The second electric wire 3 is configured to include the two second conductive wires 31 and a second terminal 32 to which the second conductive wires 31 are connected at an end portion on the Z-direction instrument side. Each of the second conductive wires 31 is a litz wire for reduction of high-frequency resistance, for example.

As for the insulating cover 4, a thickness in a radial direction is set to enable to withstand voltage between wires, and the covers covering the adjacent conductive wires abut on each other.

The inner sheath 5 is made of resin, forms the cable to have a circular cross-section to keep positional relationship among the first conductive wires 21 and the second conductive wires 31 covered with the insulating covers 4, and is provided to secure a predetermined separation dimension between each of the conductive wires 21 and 31 and the magnetic shield 6.

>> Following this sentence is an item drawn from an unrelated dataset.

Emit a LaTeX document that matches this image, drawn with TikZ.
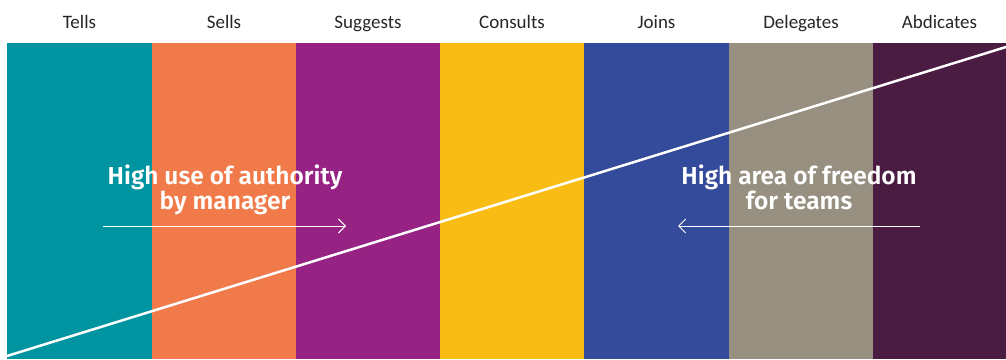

The magnetic shield 6 is made of a material with high magnetic permeability and covers a circumference of the inner sheath 5. When current flows in the first conductive wires 21 and the second conductive wires 31 to cause a magnetic field to be generated, magnetic flux B preferentially passes through the magnetic shield 6 to prevent the magnetic flux B from leaking outside.

The outer sheath 7 is made of resin and covers an outside of the magnetic shield 6 to protect the cable 1 from external mechanical impact and the like.

Next, the positional relationship among the first conductive wires 21 and the second conductive wires 31 and flow of the magnetic flux B will be described.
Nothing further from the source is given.